Heimhuder Straße 17 (Eimsbüttel, Rotherbaum)

1941 Lodz
ermordet

Ilka Feis, geb. Hess, geb. 17.9.1896 in Hamburg, deportiert am 25.10.1941 nach Lodz

Ilka Alice Hess wurde 1896 als jüngstes Kind des Hamburger Hausmaklers Julius Hess (1853–1935) und seiner Frau Gertrud, geb. Levy (1871–1944) im Alsterkamp 13 in Hamburg-Harvestehude geboren. Im Februar 1889 hatte der Vater das Hamburger Bürgerrecht erhalten und drei Monate später geheiratet. Zwischen 1890 und 1894 waren die Kinder Lothar, Richard und Felix geboren worden. Die Familie zog kurz vor Jahresende 1904 in die Abteistraße 14 (Harvestehude). Der Vater war bis 1907 Teilhaber der Firma Anton Emden & Julius Hess, Hausmakler (Große Bleichen 46).

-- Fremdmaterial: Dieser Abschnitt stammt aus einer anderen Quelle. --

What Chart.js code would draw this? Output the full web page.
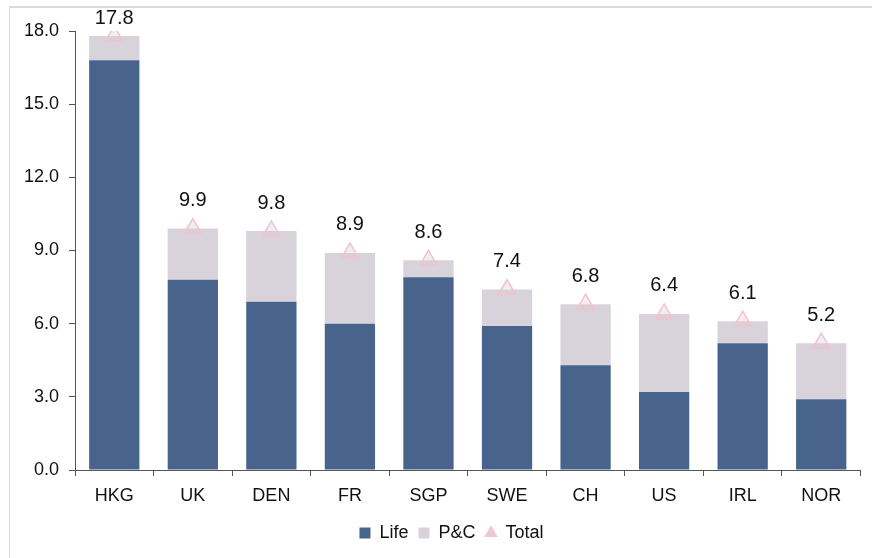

1917 bis 1920 lautete die Wohnadresse der Familie Isestraße 121 (Harvestehude).
Ilka Hess heiratete 1925 den Bankier Albert Feis (geb. 1.10.1888 in Spiesen bei Saarbrücken als Sohn des Metzgers Moses Feis), der seit 1908 in Hamburg lebte und seit 1915 alleiniger Inhaber einer Privatbank in Hamburg war (1919–1930: Große Bleichen 31/Kaufmannshaus, 1931–1938 Neuer Wall 42 II.Stock). Im März 1919 wurde er Mitglied der Deutsch-Israelitischen Gemeinde in Hamburg.

1925 und 1927 wurden die beiden Töchter Ellen-Ruth und Marion geboren. Die vierköpfige Familie wohnte bis 1927 in der Rothenbaumchaussee 20. Nach der Geburt des zweiten Kindes erwarb Albert Feis die Villa Fernsicht 5, Ecke Blumenstraße (Winterhude) von der Witwe des Kommerzienrates Buchholz. Die 1905/1906 von dem Hamburger Architekten August Ott für den Kaufmann Sophus Koch erbaute Villa wurde dem Zeitgeschmack entsprechend im Auftrag von Albert Feis modernisiert, so wurde u. a. eine Warmwasserheizung eingebaut und eine "Kraftwagenhalle" innerhalb des Gebäudes geschaffen.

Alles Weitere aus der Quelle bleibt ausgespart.